#### [WRITTEN PROBLEM]
Please write the listing below out again exactly, leaving every picture behind.

#### [ITEMS]
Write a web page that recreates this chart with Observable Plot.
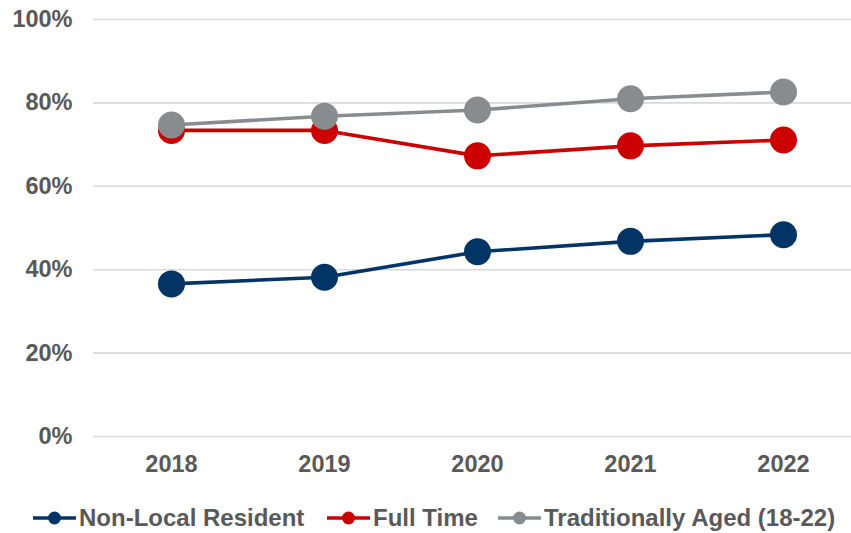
<!DOCTYPE html>
<html>
<head>
<meta charset="utf-8">
<script src="https://cdn.jsdelivr.net/npm/d3@7"></script>
<script src="https://cdn.jsdelivr.net/npm/@observablehq/plot@0.6"></script>
<style>
  html, body { margin: 0; padding: 0; background: #fff; }
  body { width: 851px; height: 533px; position: relative; overflow: hidden;
         font-family: "Liberation Sans", Arial, sans-serif; }
  #legend { position: absolute; left: 0; top: 490px; width: 851px; height: 43px; }
  .item { position: absolute; top: 16px; height: 24px; display: flex; align-items: center;
          font-weight: bold; font-size: 24px; color: #595959; white-space: nowrap; }
  .item svg { margin-right: 3px; }
</style>
</head>
<body>
<div id="chart"></div>
<div id="legend"></div>
<script>
const years = ["2018", "2019", "2020", "2021", "2022"];
const seriesNames = ["Non-Local Resident", "Full Time", "Traditionally Aged (18-22)"];
const seriesColors = ["#023466", "#cc0000", "#898c8f"];
const nonLocalResident = [0.366, 0.382, 0.443, 0.468, 0.484];
const fullTime = [0.734, 0.734, 0.673, 0.697, 0.711];
const traditionallyAged = [0.747, 0.768, 0.783, 0.810, 0.826];
const yTicks = [0, 0.2, 0.4, 0.6, 0.8, 1.0];

const seriesValues = [nonLocalResident, fullTime, traditionallyAged];
const data = [];
seriesNames.forEach((name, i) => {
  years.forEach((yr, j) => data.push({series: name, year: yr, value: seriesValues[i][j]}));
});

const plot = Plot.plot({
  width: 851,
  height: 490,
  marginLeft: 93,
  marginRight: 0,
  marginTop: 19,
  marginBottom: 54,
  style: {fontFamily: '"Liberation Sans", Arial, sans-serif', fontSize: "23px", fontWeight: "bold", color: "#595959", background: "#fff"},
  x: {type: "point", domain: years, range: [170, 784], padding: 0, label: null},
  y: {domain: [0, 1], label: null},
  color: {domain: seriesNames, range: seriesColors},
  marks: [
    Plot.ruleY(yTicks, {stroke: "#d9d9d9", strokeWidth: 1.6}),
    Plot.axisY({ticks: yTicks, tickFormat: d => Math.round(d * 100) + "%", tickSize: 0, tickPadding: 21, label: null, fill: "#595959", fontSize: 23.5, fontWeight: "bold"}),
    Plot.axisX({tickSize: 0, tickPadding: 19, label: null, fill: "#595959", fontSize: 23.5, fontWeight: "bold"}),
    Plot.line(data, {x: "year", y: "value", z: "series", stroke: "series", strokeWidth: 3.6}),
    Plot.dot(data, {x: "year", y: "value", fill: "series", r: 13.5, stroke: "none"})
  ]
});
document.getElementById("chart").appendChild(plot);

const legend = document.getElementById("legend");
const lefts = [33, 327, 498];
seriesNames.forEach((name, i) => {
  const div = document.createElement("div");
  div.className = "item";
  div.style.left = lefts[i] + "px";
  div.innerHTML = `<svg width="43" height="14"><line x1="0" x2="43" y1="7" y2="7" stroke="${seriesColors[i]}" stroke-width="3.6"/><circle cx="21.5" cy="7" r="6.5" fill="${seriesColors[i]}"/></svg><span>${name}</span>`;
  legend.appendChild(div);
});
</script>
</body>
</html>
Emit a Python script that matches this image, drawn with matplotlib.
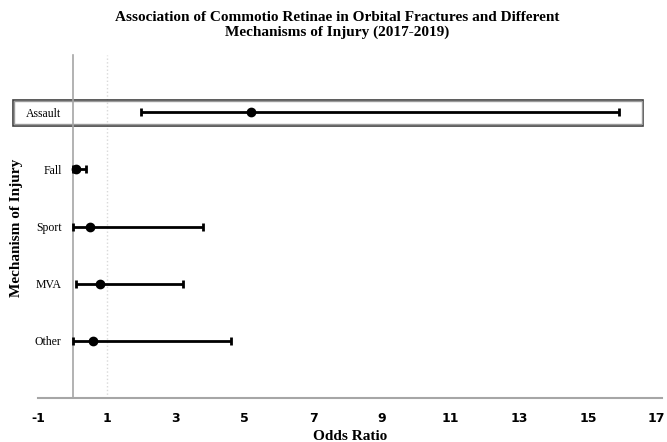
import matplotlib
matplotlib.use("Agg")
import matplotlib.pyplot as plt
from matplotlib.patches import Rectangle


# Data
categories = ["Assault", "Fall", "Sport", "MVA", "Other"]
odds_ratio = [5.2, 0.1, 0.5, 0.8, 0.6]
ci_lower = [2.0, 0.0, 0.0, 0.1, 0.0]
ci_upper = [15.9, 0.4, 3.8, 3.2, 4.6]
x_ticks = [-1, 1, 3, 5, 7, 9, 11, 13, 15, 17]

serif = "Liberation Serif"

fig = plt.figure(figsize=(6.67, 4.42), dpi=100)
ax = fig.add_axes([0.0574, 0.0995, 0.935, 0.776])

y_pos = list(range(len(categories), 0, -1))
err_low = [o - l for o, l in zip(odds_ratio, ci_lower)]
err_high = [u - o for o, u in zip(odds_ratio, ci_upper)]

ax.errorbar(odds_ratio, y_pos, xerr=[err_low, err_high], fmt="o",
            color="black", ecolor="black", markersize=6, elinewidth=2,
            capsize=3, capthick=2, zorder=3)

# reference line at OR = 1
ax.axvline(1, color="#d9d9d9", linestyle=":", linewidth=1, zorder=1)

ax.set_xlim(-1, 17.15)
ax.set_ylim(0, 6)
ax.set_xticks(x_ticks)
ax.set_xticklabels([str(t) for t in x_ticks], fontweight="bold", fontsize=9)
ax.set_yticks(y_pos)
ax.set_yticklabels(categories)
ax.tick_params(axis="both", length=0)
ax.tick_params(axis="y", pad=8, labelsize=8.5, labelfontfamily=serif)
ax.tick_params(axis="x", pad=10)

ax.spines["top"].set_visible(False)
ax.spines["right"].set_visible(False)
ax.spines["left"].set_position(("data", 0))
ax.spines["left"].set_color("#a6a6a6")
ax.spines["left"].set_linewidth(1.2)
ax.spines["bottom"].set_color("#a6a6a6")
ax.spines["bottom"].set_linewidth(1.5)

# box highlighting the Assault row (double outline)
ax.add_patch(Rectangle((-1.74, 4.76), 18.35, 0.46, fill=False,
                       edgecolor="#404040", linewidth=1.2, clip_on=False,
                       zorder=2))
ax.add_patch(Rectangle((-1.70, 4.785), 18.27, 0.41, fill=False,
                       edgecolor="#9a9a9a", linewidth=1.0, clip_on=False,
                       zorder=2))

ax.set_xlabel("Odds Ratio", fontfamily=serif, fontweight="bold", fontsize=11,
              labelpad=4)
fig.text(0.024, 1 - 228 / 442, "Mechanism of Injury", rotation=90, ha="center",
         va="center", fontfamily=serif, fontweight="bold", fontsize=11)

fig.text(0.505, 1 - 11 / 442,
         "Association of Commotio Retinae in Orbital Fractures and Different\n"
         "Mechanisms of Injury (2017-2019)",
         ha="center", va="top", fontfamily=serif, fontweight="bold",
         fontsize=11, linespacing=1.1)

plt.savefig("out.png", dpi=100)
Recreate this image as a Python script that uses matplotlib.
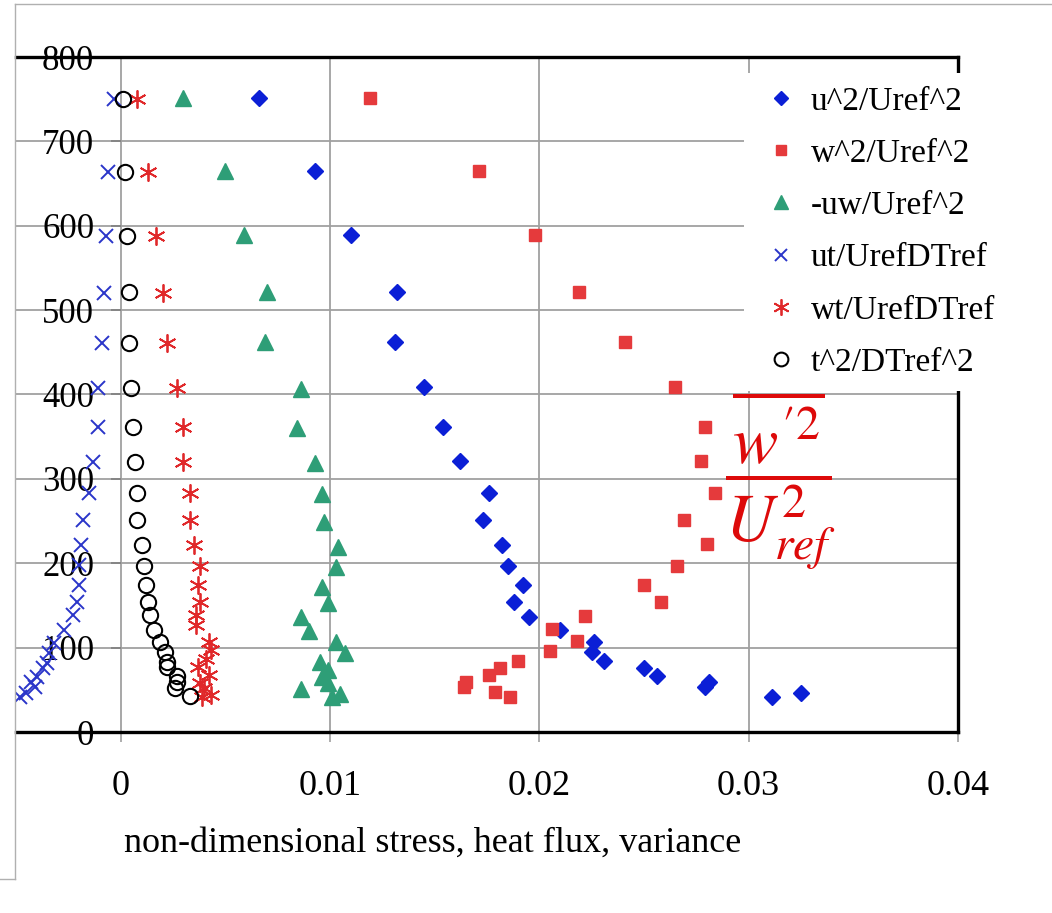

#### [WRITTEN SOLUTION]
Write a web page that recreates this chart with Observable Plot.
<!DOCTYPE html>
<html>
<head>
<meta charset="utf-8">
<script src="https://cdn.jsdelivr.net/npm/d3@7"></script>
<script src="https://cdn.jsdelivr.net/npm/@observablehq/plot@0.6"></script>
<style>
  html, body { margin: 0; padding: 0; background: #fff; }
  body { width: 851px; height: 533px; position: relative; overflow: hidden;
         font-family: "Liberation Sans", Arial, sans-serif; }
  #legend { position: absolute; left: 0; top: 490px; width: 851px; height: 43px; }
  .item { position: absolute; top: 16px; height: 24px; display: flex; align-items: center;
          font-weight: bold; font-size: 24px; color: #595959; white-space: nowrap; }
  .item svg { margin-right: 3px; }
</style>
</head>
<body>
<div id="chart"></div>
<div id="legend"></div>
<script>
const years = ["2018", "2019", "2020", "2021", "2022"];
const seriesNames = ["Non-Local Resident", "Full Time", "Traditionally Aged (18-22)"];
const seriesColors = ["#023466", "#cc0000", "#898c8f"];
const nonLocalResident = [0.366, 0.382, 0.443, 0.468, 0.484];
const fullTime = [0.734, 0.734, 0.673, 0.697, 0.711];
const traditionallyAged = [0.747, 0.768, 0.783, 0.810, 0.826];
const yTicks = [0, 0.2, 0.4, 0.6, 0.8, 1.0];

const seriesValues = [nonLocalResident, fullTime, traditionallyAged];
const data = [];
seriesNames.forEach((name, i) => {
  years.forEach((yr, j) => data.push({series: name, year: yr, value: seriesValues[i][j]}));
});

const plot = Plot.plot({
  width: 851,
  height: 490,
  marginLeft: 93,
  marginRight: 0,
  marginTop: 19,
  marginBottom: 54,
  style: {fontFamily: '"Liberation Sans", Arial, sans-serif', fontSize: "23px", fontWeight: "bold", color: "#595959", background: "#fff"},
  x: {type: "point", domain: years, range: [170, 784], padding: 0, label: null},
  y: {domain: [0, 1], label: null},
  color: {domain: seriesNames, range: seriesColors},
  marks: [
    Plot.ruleY(yTicks, {stroke: "#d9d9d9", strokeWidth: 1.6}),
    Plot.axisY({ticks: yTicks, tickFormat: d => Math.round(d * 100) + "%", tickSize: 0, tickPadding: 21, label: null, fill: "#595959", fontSize: 23.5, fontWeight: "bold"}),
    Plot.axisX({tickSize: 0, tickPadding: 19, label: null, fill: "#595959", fontSize: 23.5, fontWeight: "bold"}),
    Plot.line(data, {x: "year", y: "value", z: "series", stroke: "series", strokeWidth: 3.6}),
    Plot.dot(data, {x: "year", y: "value", fill: "series", r: 13.5, stroke: "none"})
  ]
});
document.getElementById("chart").appendChild(plot);

const legend = document.getElementById("legend");
const lefts = [33, 327, 498];
seriesNames.forEach((name, i) => {
  const div = document.createElement("div");
  div.className = "item";
  div.style.left = lefts[i] + "px";
  div.innerHTML = `<svg width="43" height="14"><line x1="0" x2="43" y1="7" y2="7" stroke="${seriesColors[i]}" stroke-width="3.6"/><circle cx="21.5" cy="7" r="6.5" fill="${seriesColors[i]}"/></svg><span>${name}</span>`;
  legend.appendChild(div);
});
</script>
</body>
</html>
Emit a Python script that matches this image, drawn with matplotlib.
import matplotlib
matplotlib.use("Agg")
import matplotlib.pyplot as plt
from matplotlib.patches import Rectangle


# Data
categories = ["Assault", "Fall", "Sport", "MVA", "Other"]
odds_ratio = [5.2, 0.1, 0.5, 0.8, 0.6]
ci_lower = [2.0, 0.0, 0.0, 0.1, 0.0]
ci_upper = [15.9, 0.4, 3.8, 3.2, 4.6]
x_ticks = [-1, 1, 3, 5, 7, 9, 11, 13, 15, 17]

serif = "Liberation Serif"

fig = plt.figure(figsize=(6.67, 4.42), dpi=100)
ax = fig.add_axes([0.0574, 0.0995, 0.935, 0.776])

y_pos = list(range(len(categories), 0, -1))
err_low = [o - l for o, l in zip(odds_ratio, ci_lower)]
err_high = [u - o for o, u in zip(odds_ratio, ci_upper)]

ax.errorbar(odds_ratio, y_pos, xerr=[err_low, err_high], fmt="o",
            color="black", ecolor="black", markersize=6, elinewidth=2,
            capsize=3, capthick=2, zorder=3)

# reference line at OR = 1
ax.axvline(1, color="#d9d9d9", linestyle=":", linewidth=1, zorder=1)

ax.set_xlim(-1, 17.15)
ax.set_ylim(0, 6)
ax.set_xticks(x_ticks)
ax.set_xticklabels([str(t) for t in x_ticks], fontweight="bold", fontsize=9)
ax.set_yticks(y_pos)
ax.set_yticklabels(categories)
ax.tick_params(axis="both", length=0)
ax.tick_params(axis="y", pad=8, labelsize=8.5, labelfontfamily=serif)
ax.tick_params(axis="x", pad=10)

ax.spines["top"].set_visible(False)
ax.spines["right"].set_visible(False)
ax.spines["left"].set_position(("data", 0))
ax.spines["left"].set_color("#a6a6a6")
ax.spines["left"].set_linewidth(1.2)
ax.spines["bottom"].set_color("#a6a6a6")
ax.spines["bottom"].set_linewidth(1.5)

# box highlighting the Assault row (double outline)
ax.add_patch(Rectangle((-1.74, 4.76), 18.35, 0.46, fill=False,
                       edgecolor="#404040", linewidth=1.2, clip_on=False,
                       zorder=2))
ax.add_patch(Rectangle((-1.70, 4.785), 18.27, 0.41, fill=False,
                       edgecolor="#9a9a9a", linewidth=1.0, clip_on=False,
                       zorder=2))

ax.set_xlabel("Odds Ratio", fontfamily=serif, fontweight="bold", fontsize=11,
              labelpad=4)
fig.text(0.024, 1 - 228 / 442, "Mechanism of Injury", rotation=90, ha="center",
         va="center", fontfamily=serif, fontweight="bold", fontsize=11)

fig.text(0.505, 1 - 11 / 442,
         "Association of Commotio Retinae in Orbital Fractures and Different\n"
         "Mechanisms of Injury (2017-2019)",
         ha="center", va="top", fontfamily=serif, fontweight="bold",
         fontsize=11, linespacing=1.1)

plt.savefig("out.png", dpi=100)
Recreate this image as a Python script that uses matplotlib.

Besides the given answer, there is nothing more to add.